Tuesday, December 29, 2009

Farina- Its not just a breakfast grain, He's our acting Mayor


As Reported on NJ.com's Hoboken Now yesterday, Jimmy Farina is acting Mayor of Hoboken until Dawn Zimmer gets back from vacation next week. Jimmy as a long time City Clerk is probably the best choice Dawn could make to temporarily fill given his experience, the fact he has done it before several times under the Roberts Administration, and knows all the contacts in City Hall. With that said one reader sent me this yesterday:

WTF! My heart skipped a beat for a second today....thankfully it was just for a moment after reading beyond the headline.


Hoboken City Clerk Acting as Mayor (on NJ.com)

Photo Courtesy of the MSV Blog (cropped)

My comments: Despite one readers initial reaction the City of Hoboken should be in good hands with Jimmy's experience and knowledge of the workings of City Hall.

Here are things that I can guarentee that you won't see Jimmy do in his week long stint as acting mayor of Hoboken....
  1. Have a photo-op session on a trampoline. Cammarano has been there and done that. Besides, he doesn't want to throw out his back.
  2. Do a money drop exchange at the Malibu Diner. Cammarano has been there and done that.
  3. Put his name on all City Vehicles. Roberts has been there and done that.
  4. Cut a ribbon at Pier C Park. The park hasn't been finished yet. Handrails are still needed to complete the park. David Roberts is pining for attendence at this event but will have to wait until 2010 to see his $20 million dollar kidney bean/fetus shaped park come to fruition. I must admit it looks awfully nice.
  5. Threaten to grind certain Hoboken constituents into powder. Cammarano has been there and done that.
  6. "Cut" the City work week to 21 hours. The new hours would be 10AM-4PM with a three hour siesta from 12-3PM. This is simply too radical for someone like Jimmy Farina. The increase in hours would be too much for some at City Hall.

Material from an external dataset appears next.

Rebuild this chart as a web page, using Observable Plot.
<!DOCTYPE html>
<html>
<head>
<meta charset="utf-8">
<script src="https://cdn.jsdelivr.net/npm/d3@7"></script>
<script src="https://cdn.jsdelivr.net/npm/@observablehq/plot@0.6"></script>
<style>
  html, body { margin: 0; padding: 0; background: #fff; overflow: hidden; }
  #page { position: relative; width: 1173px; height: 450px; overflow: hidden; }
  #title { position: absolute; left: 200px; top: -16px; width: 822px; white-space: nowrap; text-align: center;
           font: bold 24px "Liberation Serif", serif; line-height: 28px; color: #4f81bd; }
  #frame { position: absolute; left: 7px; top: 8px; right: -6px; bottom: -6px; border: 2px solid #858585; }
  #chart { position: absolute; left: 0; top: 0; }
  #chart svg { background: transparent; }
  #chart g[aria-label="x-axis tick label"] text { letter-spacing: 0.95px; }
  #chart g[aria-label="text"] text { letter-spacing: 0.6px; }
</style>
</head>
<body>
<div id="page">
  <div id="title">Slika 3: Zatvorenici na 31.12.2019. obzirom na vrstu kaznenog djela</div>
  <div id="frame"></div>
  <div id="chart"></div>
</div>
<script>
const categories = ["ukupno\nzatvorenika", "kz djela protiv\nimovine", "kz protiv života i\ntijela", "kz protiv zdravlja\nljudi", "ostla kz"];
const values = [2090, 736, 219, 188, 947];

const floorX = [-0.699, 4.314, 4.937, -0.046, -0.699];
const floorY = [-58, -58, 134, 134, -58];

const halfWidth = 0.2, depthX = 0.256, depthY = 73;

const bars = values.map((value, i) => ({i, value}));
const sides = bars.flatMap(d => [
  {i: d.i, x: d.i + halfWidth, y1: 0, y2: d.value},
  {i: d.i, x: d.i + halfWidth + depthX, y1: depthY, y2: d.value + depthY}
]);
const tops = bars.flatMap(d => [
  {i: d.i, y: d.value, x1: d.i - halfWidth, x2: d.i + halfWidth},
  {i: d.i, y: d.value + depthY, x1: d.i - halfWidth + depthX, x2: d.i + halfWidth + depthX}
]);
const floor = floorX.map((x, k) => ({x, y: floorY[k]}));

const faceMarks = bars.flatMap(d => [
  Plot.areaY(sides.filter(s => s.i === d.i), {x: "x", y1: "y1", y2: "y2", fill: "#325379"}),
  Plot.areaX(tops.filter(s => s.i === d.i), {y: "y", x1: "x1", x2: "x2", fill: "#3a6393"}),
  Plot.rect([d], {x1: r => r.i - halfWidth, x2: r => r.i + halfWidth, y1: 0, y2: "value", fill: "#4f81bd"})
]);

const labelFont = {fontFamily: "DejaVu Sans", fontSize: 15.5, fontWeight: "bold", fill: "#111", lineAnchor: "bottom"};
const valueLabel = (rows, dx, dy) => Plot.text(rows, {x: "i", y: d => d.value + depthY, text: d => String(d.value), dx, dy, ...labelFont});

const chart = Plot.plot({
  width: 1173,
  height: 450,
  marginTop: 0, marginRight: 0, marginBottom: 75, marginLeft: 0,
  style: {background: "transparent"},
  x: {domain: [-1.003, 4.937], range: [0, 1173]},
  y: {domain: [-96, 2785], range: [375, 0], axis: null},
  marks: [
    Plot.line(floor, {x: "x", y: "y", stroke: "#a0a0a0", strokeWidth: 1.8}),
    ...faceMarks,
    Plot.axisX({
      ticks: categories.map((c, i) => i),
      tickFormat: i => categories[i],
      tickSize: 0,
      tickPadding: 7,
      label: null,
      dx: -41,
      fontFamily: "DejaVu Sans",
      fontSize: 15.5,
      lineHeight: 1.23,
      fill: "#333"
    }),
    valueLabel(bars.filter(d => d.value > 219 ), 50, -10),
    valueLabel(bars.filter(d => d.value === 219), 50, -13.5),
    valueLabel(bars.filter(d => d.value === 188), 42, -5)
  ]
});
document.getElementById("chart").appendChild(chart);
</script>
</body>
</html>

Just kidding. :) Joking aside, it must be noted that there are many employees that do work hard in City Hall.
  7. Search for the $600,000 in missing quarters from the HPU. Thanks to the investigative work of the NJ Attourney General, they have most likely solved this case. Due process must happen but the case against John Corea former HPU Director is pretty compelling.
  8. Find an additional 80 absentee ballots laying around for Beth Mason. Even if they were found the margin of the election (a whopping 20%, despite the way-off predictions of a close race by Hoboken 411, a leader in misinformation about Hoboken politics) was so wide it wouldn't make a difference. Besides, the County handled the last election anyway.
  9. Have a celebrity boxing match with Dave Roberts. For those of you who don't remember or weren't here, there once was a bit of a donnybrook between the two a few years ago. They have since patched things up.
  10. Get a "God Complex" and just go "Klaussen" on employees at City Hall.  While I might not always agree with Jimmy's politics he is an intelligent man who knows the workings of City Hall very well and for the most part has an even temperment. The thumbs up in the picture above should give the Citizens of Hoboken confidence that his temporary placement of holding the reigns of City Hall will be uneventful and guide Hoboken until the new year safely; that is until our duly elected Mayor Dawn Zimmer gets back from a well deserved vacation in the new year. Revolt's latest letter will be awaiting her response on top of the gazillion other things that are on her plate.